Anarchist Communist Federation
Obituary: Andre Senez
Over the years, the name Andre Senez could be read at the foot of the back page of many French anarchist and libertarian papers as “Director” of the publication- a paper cannot by law be published in France unless it has this State requirement and risks instant confiscation. Many veterans of the French libertarian movement have warm memories of Andre Senez, with his unflinching convictions and his solidarity. He died on the evening of 20th February after reaching his 80th birthday last October. Old worker in the shoe industry in Paris, an expert in his work, he had retired to the Touraine region to be close to his family. At the age of 15, he joined the youth section of the Communist Party, which he left very quickly after the signing of the pact between Stalin and Laval, the right wing French premier, in 1935. He became an anarchist and was a militant in the Jeunesse Anarchiste Communiste (Anarchist Communist Youth) then in the Union Anarchiste, its parent organisation and then in the post-war Federation Anarchiste.

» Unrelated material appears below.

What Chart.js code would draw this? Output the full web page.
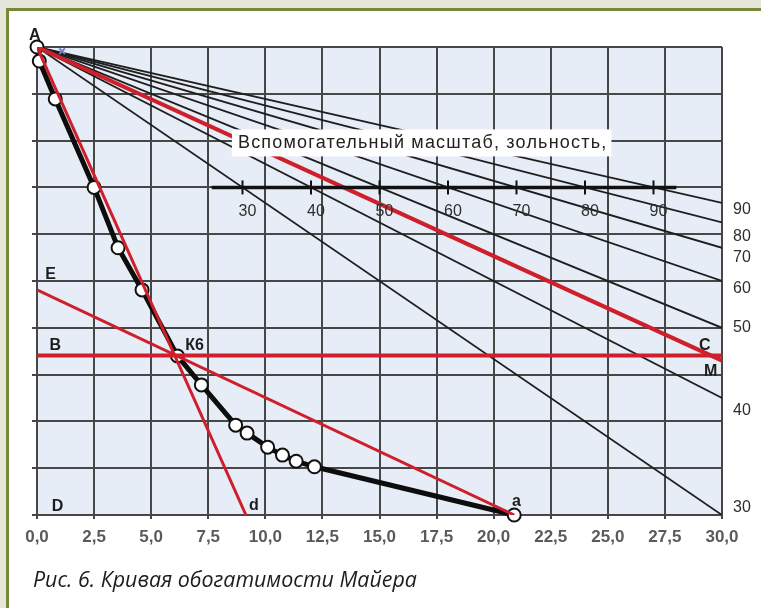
<!DOCTYPE html>
<html lang="ru">
<head>
<meta charset="utf-8">
<title>Кривая обогатимости Майера</title>
<script src="https://cdn.jsdelivr.net/npm/chart.js@4/dist/chart.umd.min.js"></script>
<style>
html,body{margin:0;padding:0;width:761px;height:608px;overflow:hidden;background:#e6e6da;}
#panel{position:absolute;left:6px;top:8px;width:755px;height:600px;box-sizing:border-box;border-left:3px solid #76883a;border-top:3px solid #76883a;background:#fff;}
#plot{position:absolute;left:0;top:0;}
#caption{position:absolute;left:33px;top:568px;font:italic 21.4px/21px "Open Sans",sans-serif;color:#1d1d1d;white-space:nowrap;}
</style>
</head>
<body>
<div id="panel"></div>
<canvas id="plot" width="761" height="608"></canvas>
<div id="caption">Рис. 6. Кривая обогатимости Майера</div>
<script>
// Axis ticks
const xTickValues = [0, 2.5, 5, 7.5, 10, 12.5, 15, 17.5, 20, 22.5, 25, 27.5, 30];
const xTickLabels = ['0,0', '2,5', '5,0', '7,5', '10,0', '12,5', '15,0', '17,5', '20,0', '22,5', '25,0', '27,5', '30,0'];
const yGridValues = [0, 10, 20, 30, 40, 50, 60, 70, 80, 90, 100];

// Mayer washability curve (ash·yield product vs cumulative yield)
const curveX = [0, 0.1, 0.8, 2.5, 3.55, 4.6, 6.15, 7.2, 8.7, 9.2, 10.1, 10.75, 11.35, 12.15, 20.9];
const curveY = [0, 3, 11.1, 30, 42.9, 51.9, 66, 72.2, 80.8, 82.5, 85.5, 87.2, 88.5, 89.7, 100];

// Ash-content fan from point A to the right edge
const fanAsh = ['30', '40', '50', '60', '70', '80', '90'];
const fanEndY = [100, 75, 60, 50, 42.9, 37.5, 33.3];
const fanLabelY = [98.5, 77.6, 60.0, 51.7, 45.1, 40.6, 34.8];

// Auxiliary ash scale
const scaleAsh = ['30', '40', '50', '60', '70', '80', '90'];
const scaleTickX = [9, 12, 15, 18, 21, 24, 27];
const scaleLineX = [7.65, 28.0];
const scaleLineY = [30, 30];
const auxTitle = 'Вспомогательный масштаб, зольность,';
const auxTitleX = 8.8;
const auxTitleY = 20.6;

// Construction lines
const acX = [0, 30];
const acY = [0, 67];
const bcX = [0, 30];
const bcY = [65.9, 65.9];
const eaX = [0, 20.9];
const eaY = [51.9, 100];
const adX = [0, 9.15];
const adY = [0, 100];

// Small marker next to A
const markX = [1.1];
const markY = [0.9];

// Point letters
const letterText = ['A', 'E', 'B', 'К6', 'C', 'M', 'D', 'd', 'a'];
const letterX = [-0.1, 0.6, 0.8, 6.9, 29.25, 29.5, 0.9, 9.5, 21.0];
const letterY = [-2.4, 48.7, 63.7, 63.7, 63.9, 69.4, 98.3, 97.9, 97.2];

const pts = (xs, ys) => xs.map((x, i) => ({x: x, y: ys[i]}));
const RED = '#cf1f2b';

const datasets = [];
datasets.push({data: pts(scaleLineX, scaleLineY), showLine: true, borderColor: '#111', borderWidth: 3.5, pointRadius: 0, order: 0});
datasets.push({data: scaleTickX.map(x => ({x: x, y: scaleLineY[0]})), showLine: false, pointStyle: 'line', rotation: 90,
  pointRadius: 7, pointBorderWidth: 2, pointBorderColor: '#111', order: 0});
datasets.push({data: pts(markX, markY), showLine: false, pointStyle: 'crossRot', pointRadius: 4, pointBorderWidth: 2,
  pointBorderColor: '#7183cf', order: 0, clip: false});
datasets.push({data: pts(acX, acY), showLine: true, borderColor: RED, borderWidth: 4, pointRadius: 0, order: 1});
datasets.push({data: pts(bcX, bcY), showLine: true, borderColor: RED, borderWidth: 4, pointRadius: 0, order: 1});
datasets.push({data: pts(eaX, eaY), showLine: true, borderColor: RED, borderWidth: 3, pointRadius: 0, order: 1});
datasets.push({data: pts(adX, adY), showLine: true, borderColor: RED, borderWidth: 3, pointRadius: 0, order: 1});
datasets.push({data: pts(curveX, curveY), showLine: true, borderColor: '#0d0d0d', borderWidth: 5,
  pointRadius: 6.5, pointBackgroundColor: '#fff', pointBorderColor: '#111', pointBorderWidth: 2, order: 3, clip: false});
fanEndY.forEach(y => {
  datasets.push({data: [{x: 0, y: 0}, {x: 30, y: y}], showLine: true, borderColor: '#1e1e1e', borderWidth: 1.8, pointRadius: 0, order: 5});
});

const overlay = {
  id: 'overlay',
  beforeDraw(chart) {
    const a = chart.chartArea, c = chart.ctx;
    c.save();
    c.fillStyle = '#e7edf7';
    c.fillRect(a.left, a.top, a.right - a.left, a.bottom - a.top);
    c.restore();
  },
  afterDatasetsDraw(chart) {
    const c = chart.ctx, sx = chart.scales.x, sy = chart.scales.y, a = chart.chartArea;
    c.save();
    // title of the auxiliary scale on a white plate
    c.font = '18px "Liberation Sans", Arial, sans-serif';
    c.letterSpacing = '1.2px';
    c.textBaseline = 'middle';
    c.textAlign = 'left';
    const tx = sx.getPixelForValue(auxTitleX), ty = sy.getPixelForValue(auxTitleY);
    const tw = c.measureText(auxTitle).width;
    c.fillStyle = '#fff';
    c.fillRect(tx - 6, ty - 14, tw + 10, 27);
    c.fillStyle = '#222';
    c.fillText(auxTitle, tx, ty);
    c.letterSpacing = '0px';

    // numbers under the auxiliary scale
    c.font = '16px "Liberation Sans", Arial, sans-serif';
    c.textAlign = 'center';
    c.fillStyle = '#2e2e2e';
    scaleAsh.forEach((t, i) => {
      c.fillText(t, sx.getPixelForValue(scaleTickX[i]) + 5, sy.getPixelForValue(scaleLineY[0]) + 24);
    });

    // ash labels at the right edge
    c.font = '16px "Liberation Sans", Arial, sans-serif';
    fanAsh.forEach((t, i) => {
      c.fillText(t, a.right + 20, sy.getPixelForValue(fanLabelY[i]));
    });

    // point letters
    c.font = 'bold 16px "Liberation Sans", Arial, sans-serif';
    c.fillStyle = '#1c1c1c';
    letterText.forEach((t, i) => {
      c.fillText(t, sx.getPixelForValue(letterX[i]), sy.getPixelForValue(letterY[i]));
    });
    c.restore();
  }
};

const gridColor = '#474747';
new Chart(document.getElementById('plot'), {
  type: 'scatter',
  data: {datasets: datasets},
  options: {
    responsive: false,
    animation: false,
    events: [],
    layout: {padding: {left: 32, top: 47, right: 39, bottom: 0}},
    plugins: {legend: {display: false}, tooltip: {enabled: false}},
    scales: {
      x: {
        type: 'linear', min: 0, max: 30,
        afterBuildTicks: s => { s.ticks = xTickValues.map(v => ({value: v})); },
        afterFit: s => { s.height = 93; },
        ticks: {autoSkip: false, maxRotation: 0, padding: 8, color: '#5a5a5a',
          font: {family: '"Liberation Sans", Arial, sans-serif', size: 17, weight: 'bold'},
          callback: (v, i) => xTickLabels[i]},
        grid: {color: gridColor, lineWidth: 2, tickLength: 4},
        border: {color: gridColor, width: 2}
      },
      y: {
        type: 'linear', reverse: true, min: 0, max: 100,
        afterBuildTicks: s => { s.ticks = yGridValues.map(v => ({value: v})); },
        afterFit: s => { s.width = 5; },
        ticks: {display: false},
        grid: {color: gridColor, lineWidth: 2, tickLength: 5},
        border: {color: gridColor, width: 2}
      }
    }
  },
  plugins: [overlay]
});
</script>
</body>
</html>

Georges Fontenis writes: “I made his acquaintance at the start of the war and we were at all the rallies together, at all the demonstrations where he impressively handled his walking stick which he could not be separated from because of his handicapped status (as a child he had suffered an attack of poliomyelitis that was not taken care of properly, the lot of many children from a poor background in that period)”. Leaving the Federation Anarchiste in the 50s, he attended meetings of Socialisme ou Barbarie along with Fontenis (On Socialisme ou Barbarie see the obituary of Cornelius Castoriadis in Organise! 48)
With Fontenis and Daniel Guerin, he was one of the founders of the Mouvement Communiste Libertaire (MCL). He remained in this group when it transformed itself into the (first) Organisation Communiste Libertaire. With its collapse in 1976, Senez joined the (second) Organisation Communiste Libertaire, the result of a changing of name by the Organisation Revolutionnaire Anarchiste ! He was subsequently active in the Union des Travailleurs Communistes Libertaires and its successor Alternative Libertaire. With the deterioration of his health, he became housebound, nevertheless continuing correspondence with various publications.” We are all sad at having lost an old brother”-Georges Fontenis.